Hunter doesn't play with toys. He'll bring me one when I come home, but that's the extent of it. lol An Air Kong is like a tennis ball-type toy...they come in all different shapes. Some of them are on ropes, some aren't. Some of them squeak but Enzo's (thankfully) doesn't. He loves it. =)

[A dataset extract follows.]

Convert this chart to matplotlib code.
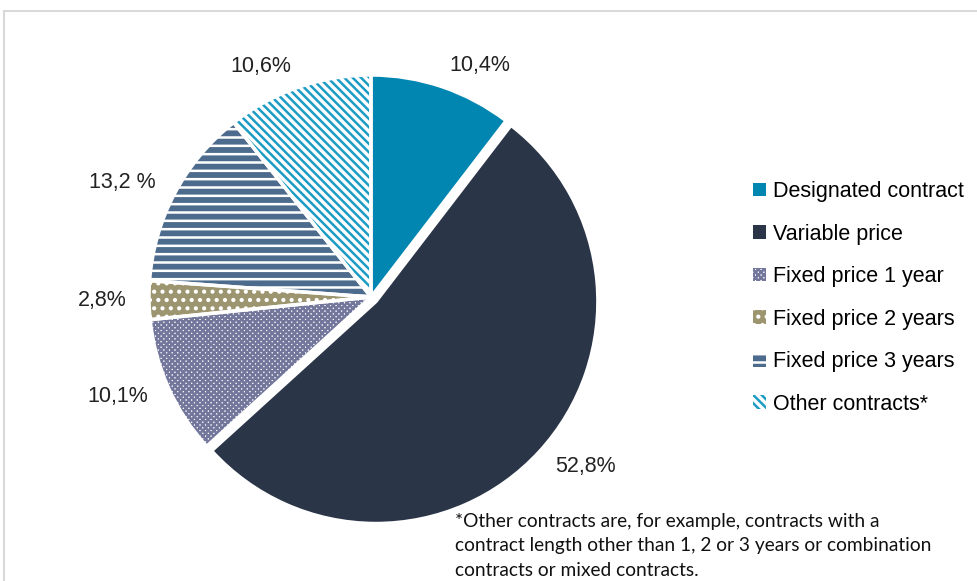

This is what Enzo's looks like.


----------



## Laurie (Sep 20, 2009)

Enzos_Mom said:


> Hunter doesn't play with toys. He'll bring me one when I come home, but that's the extent of it. lol An Air Kong is like a tennis ball-type toy...they come in all different shapes. Some of them are on ropes, some aren't. Some of them squeak but Enzo's (thankfully) doesn't. He loves it. =)
> 
> This is what Enzo's looks like.


Lincoln would just kill it!!!


----------



## Enzos_Mom (Apr 8, 2010)

Enz has started pulling the fuzz off, but there aren't any holes in it yet, which is saying a lot for him! lol


----------



## CAROLINA MOM (May 12, 2009)

Great toy and video. I am really impressed how your hubby can Multi task while watching the football game, the Super Bowl no less. Mine sure can't.........


----------



## Adriennelane (Feb 13, 2008)

Loved watching the videp/


----------



## Adriennelane (Feb 13, 2008)

Enzos_Mom said:


> Enz has started pulling the fuzz off, but there aren't any holes in it yet, which is saying a lot for him! lol


I got the girl one of those. Dory chewed off the rope in no time.


----------



## Rainheart (Nov 28, 2010)

Great video! Thanks for sharing!


----------



## jimla (Oct 9, 2008)

Roxy loves her Air Kong too. We have had good luck with all the Air Kong series toys. They last a long time.


----------